Every single person in Vicarage Road, and indeed watching at home, could clearly see it was inevitable that Watford would penalise Arsenal for this. How Unai Emery failed to spot this is actually rather baffling.
After losing possession from goal kicks three times (resulting in big chances on their goal), Arsenal try yet again to play out from the back in the fifty-fourth minute. Leno (1) passes short to Sokratis, whose terrible pass to Guendouzi is intercepted by Deulofeu (7). He then squares it to Cleverley (8), who smashes it into the net. Simple.
Only Unai Emery knows exactly why he chose to persist with playing out from the back. There are managers famous for having only a ‘Plan A’ (Marcelo Bielsa is the Godfather of this), and perhaps Emery was trying to imitate this; stick to your guns and in the end, if the tactic is good enough, it will work.

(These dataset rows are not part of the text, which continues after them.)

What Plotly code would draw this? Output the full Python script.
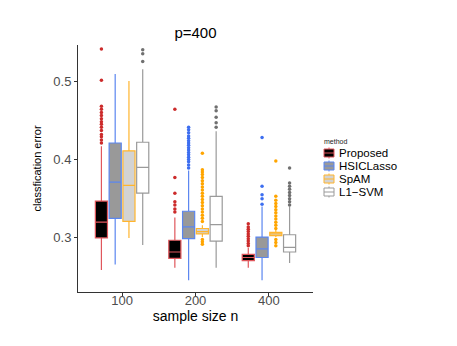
import plotly.graph_objects as go

# sample sizes (x categories)
sizes = ["100", "200", "400"]
methods = ["Proposed", "HSICLasso", "SpAM", "L1\u2212SVM"]

# box statistics per method, one value per sample size
q1 = {
    "Proposed": [0.300, 0.274, 0.271],
    "HSICLasso": [0.325, 0.299, 0.275],
    "SpAM": [0.321, 0.305, 0.303],
    "L1\u2212SVM": [0.357, 0.296, 0.282],
}
median = {
    "Proposed": [0.320, 0.282, 0.275],
    "HSICLasso": [0.371, 0.314, 0.286],
    "SpAM": [0.367, 0.308, 0.305],
    "L1\u2212SVM": [0.390, 0.317, 0.288],
}
q3 = {
    "Proposed": [0.347, 0.297, 0.279],
    "HSICLasso": [0.421, 0.334, 0.301],
    "SpAM": [0.411, 0.312, 0.307],
    "L1\u2212SVM": [0.422, 0.353, 0.304],
}
lower = {
    "Proposed": [0.259, 0.262, 0.262],
    "HSICLasso": [0.266, 0.246, 0.246],
    "SpAM": [0.300, 0.301, 0.301],
    "L1\u2212SVM": [0.291, 0.262, 0.268],
}
upper = {
    "Proposed": [0.417, 0.326, 0.287],
    "HSICLasso": [0.509, 0.386, 0.340],
    "SpAM": [0.500, 0.316, 0.310],
    "L1\u2212SVM": [0.515, 0.436, 0.340],
}

# outliers per method, one list per sample size
outliers = {
    "Proposed": [
        [0.421, 0.425, 0.429, 0.432, 0.437, 0.441, 0.445, 0.448, 0.452, 0.456, 0.460, 0.464, 0.468, 0.501, 0.541],
        [0.333, 0.337, 0.342, 0.346, 0.357, 0.377, 0.464],
        [0.290, 0.293, 0.296, 0.299, 0.302, 0.305, 0.308, 0.311, 0.314, 0.318],
    ],
    "HSICLasso": [
        [],
        [0.389, 0.393, 0.397, 0.400, 0.403, 0.406, 0.409, 0.412, 0.415, 0.418,
         0.421, 0.424, 0.427, 0.430, 0.434, 0.438, 0.441],
        [0.343, 0.350, 0.355, 0.366, 0.428],
    ],
    "SpAM": [
        [],
        [0.292, 0.295, 0.298, 0.321, 0.325, 0.329, 0.333, 0.337, 0.341, 0.345, 0.349,
         0.353, 0.357, 0.361, 0.365, 0.369, 0.373, 0.377, 0.381, 0.384, 0.387, 0.408],
        [0.290, 0.294, 0.298, 0.312, 0.316, 0.320, 0.324, 0.328, 0.332, 0.336,
         0.340, 0.344, 0.348, 0.353, 0.398],
    ],
    "L1\u2212SVM": [
        [0.525, 0.535, 0.540],
        [0.441, 0.447, 0.454, 0.462, 0.467],
        [0.342, 0.346, 0.350, 0.354, 0.358, 0.362, 0.366, 0.370, 0.389],
    ],
}

FILL = {"Proposed": "#000000", "HSICLasso": "#999999", "SpAM": "#D3D3D3", "L1\u2212SVM": "#FFFFFF"}
LINE = {"Proposed": "#E0575C", "HSICLasso": "#5B86F0", "SpAM": "#FFB52E", "L1\u2212SVM": "#9A9A9A"}
PT = {"Proposed": "#CC2B2B", "HSICLasso": "#3D6EF0", "SpAM": "#FFA500", "L1\u2212SVM": "#707070"}

DODGE = 0.1875
BOXW = 0.165

# figure geometry (page body has an 8px margin)
W, H = 441, 330
L, T, PW, PH = 70, 37, 235, 247
KEY_TOP, KEY_STEP = 145, 13


def px(x):
    return (x - L) / PW


def py(y):
    return (T + PH - y) / PH


fig = go.Figure()
for k, m in enumerate(methods):
    off = (k - 1.5) * DODGE
    xs = [i + 1 + off for i in range(len(sizes))]
    fig.add_trace(go.Box(
        name=m, x=xs, q1=q1[m], median=median[m], q3=q3[m],
        lowerfence=lower[m], upperfence=upper[m],
        width=BOXW, whiskerwidth=0,
        fillcolor=FILL[m], line=dict(color=LINE[m], width=1.2),
        boxpoints=False, hoverinfo="skip", showlegend=False,
    ))
    ox, oy = [], []
    for i, vals in enumerate(outliers[m]):
        ox += [xs[i]] * len(vals)
        oy += vals
    fig.add_trace(go.Scatter(
        x=ox, y=oy, mode="markers", showlegend=False,
        marker=dict(color=PT[m], size=3.5), hoverinfo="skip",
    ))

    # hand-drawn legend key (ggplot style)
    cy = KEY_TOP + KEY_STEP * k
    x0, x1 = 316, 326
    common = dict(xref="paper", yref="paper", layer="above")
    fig.add_shape(type="line", x0=px((x0 + x1) / 2), x1=px((x0 + x1) / 2),
                  y0=py(cy - 5.5), y1=py(cy + 5.5), line=dict(color=LINE[m], width=1), **common)
    fig.add_shape(type="rect", x0=px(x0), x1=px(x1), y0=py(cy - 4), y1=py(cy + 4),
                  fillcolor=FILL[m], line=dict(color=LINE[m], width=1), **common)
    fig.add_shape(type="line", x0=px(x0), x1=px(x1), y0=py(cy), y1=py(cy),
                  line=dict(color=LINE[m], width=1), **common)
    fig.add_annotation(text=m, xref="paper", yref="paper", x=px(330), y=py(cy),
                       xanchor="left", yanchor="middle", showarrow=False, borderpad=0,
                       font=dict(size=11.5, color="#000000"))

fig.add_annotation(text="method", xref="paper", yref="paper", x=px(315), y=py(133),
                   xanchor="left", yanchor="middle", showarrow=False, borderpad=0,
                   font=dict(size=7, color="#222222"))

fig.update_layout(
    width=W, height=H,
    paper_bgcolor="white", plot_bgcolor="white",
    margin=dict(l=L, r=W - L - PW, t=T, b=H - T - PH),
    font=dict(family="Liberation Sans, Arial, sans-serif", color="#000000"),
    title=dict(text="p=400", x=(L + PW / 2) / W, xanchor="center", y=1 - 25 / H, yanchor="middle",
               font=dict(size=15, color="#000000")),
    showlegend=False,
    boxmode="overlay",
)
fig.update_xaxes(
    range=[0.4, 3.6], tickvals=[1, 2, 3], ticktext=sizes,
    showline=True, linecolor="#333333", linewidth=1,
    ticks="outside", ticklen=3, tickcolor="#333333",
    tickfont=dict(size=13, color="#4D4D4D"), ticklabelstandoff=-7,
    showgrid=False, zeroline=False,
    title=dict(text="sample size n", font=dict(size=14), standoff=0),
)
fig.update_yaxes(
    range=[0.231, 0.546], tickvals=[0.3, 0.4, 0.5], ticktext=["0.3", "0.4", "0.5"],
    showline=True, linecolor="#333333", linewidth=1,
    ticks="outside", ticklen=3, tickcolor="#333333",
    tickfont=dict(size=13, color="#4D4D4D"),
    showgrid=False, zeroline=False,
    title=dict(text="classfication error", font=dict(size=11), standoff=9),
)

fig.write_html("out.html")
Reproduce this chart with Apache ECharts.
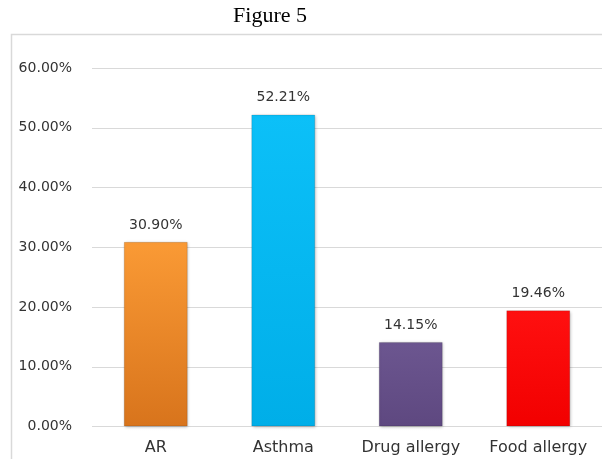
<!DOCTYPE html>
<html>
<head>
<meta charset="utf-8">
<script src="https://cdn.jsdelivr.net/npm/echarts@6/dist/echarts.min.js"></script>
<style>
  html, body { margin: 0; padding: 0; background: #fff; }
  #chart { width: 602px; height: 459px; }
</style>
</head>
<body>
<div id="chart"></div>
<script>
// Prevalence of allergic conditions
const categories = ['AR', 'Asthma', 'Drug allergy', 'Food allergy'];
const values = [30.90, 52.21, 14.15, 19.46];
const yTicks = [0, 10, 20, 30, 40, 50, 60];

// Per-bar fill: top colour, bottom colour
const barColors = [
  ['#fa9a35', '#d8741c'],
  ['#0cc0f8', '#00aee8'],
  ['#6c5690', '#5e4880'],
  ['#ff1010', '#f20000']
];

const labelFont = '"DejaVu Sans", "Liberation Sans", sans-serif';

function fill(c) {
  return new echarts.graphic.LinearGradient(0, 0, 0, 1, [
    { offset: 0, color: c[0] },
    { offset: 1, color: c[1] }
  ]);
}

const chart = echarts.init(document.getElementById('chart'), null, { renderer: 'canvas' });

chart.setOption({
  animation: false,
  backgroundColor: '#ffffff',
  graphic: [{
    type: 'rect',
    shape: { x: 11.5, y: 34.5, width: 600, height: 440 },
    style: { fill: 'none', stroke: '#d9d9d9', lineWidth: 1.5 },
    silent: true
  }, {
    type: 'text',
    x: 270,
    y: 16,
    style: {
      text: 'Figure 5',
      align: 'center',
      verticalAlign: 'middle',
      font: '22px "Liberation Serif", "DejaVu Serif", serif',
      fill: '#000'
    },
    silent: true
  }],
  grid: { left: 92, top: 68, width: 512, height: 358.5, containLabel: false },
  xAxis: {
    type: 'category',
    data: categories,
    axisLine: { show: false },
    axisTick: { show: false },
    axisLabel: {
      interval: 0,
      hideOverlap: false,
      margin: 13,
      fontFamily: labelFont,
      fontSize: 16,
      color: '#333'
    }
  },
  yAxis: {
    type: 'value',
    min: yTicks[0],
    max: yTicks[yTicks.length - 1],
    interval: 10,
    axisLine: { show: false },
    axisTick: { show: false },
    splitLine: { lineStyle: { color: '#d9d9d9', width: 1 } },
    axisLabel: {
      margin: 20,
      fontFamily: labelFont,
      fontSize: 14,
      color: '#333',
      formatter: v => v.toFixed(2) + '%'
    }
  },
  series: [{
    type: 'bar',
    barWidth: 64,
    data: values.map((v, i) => ({
      value: v,
      itemStyle: {
        color: fill(barColors[i]),
        borderColor: 'rgba(0,0,0,0.12)',
        borderWidth: 1,
        shadowColor: 'rgba(0,0,0,0.25)',
        shadowBlur: 3,
        shadowOffsetX: 1,
        shadowOffsetY: 1
      }
    })),
    label: {
      show: true,
      position: 'top',
      distance: 10,
      fontFamily: labelFont,
      fontSize: 14,
      color: '#333',
      formatter: p => p.value.toFixed(2) + '%'
    }
  }]
});
</script>
</body>
</html>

To be fair, if Arsenal did manage to play out from the back without problem, Emery would be praised as a genius. He’d have stuck to his plan relentlessly, in the knowledge that eventually it would pay off. But there is a fine line between genius and stupidity.
Unfortunately for Emery, he ended up on the wrong side of this line last weekend. It looks like Arsenal could’ve learnt a few things from Norwich City.
It’s quite surprising that one of the Premier League’s all-time best clubs has been shown up by a team who were in the second-tier last season. Who knows, if this trend continues, next year Guardiola might just be trying to emulate the famous high press of Luton Town.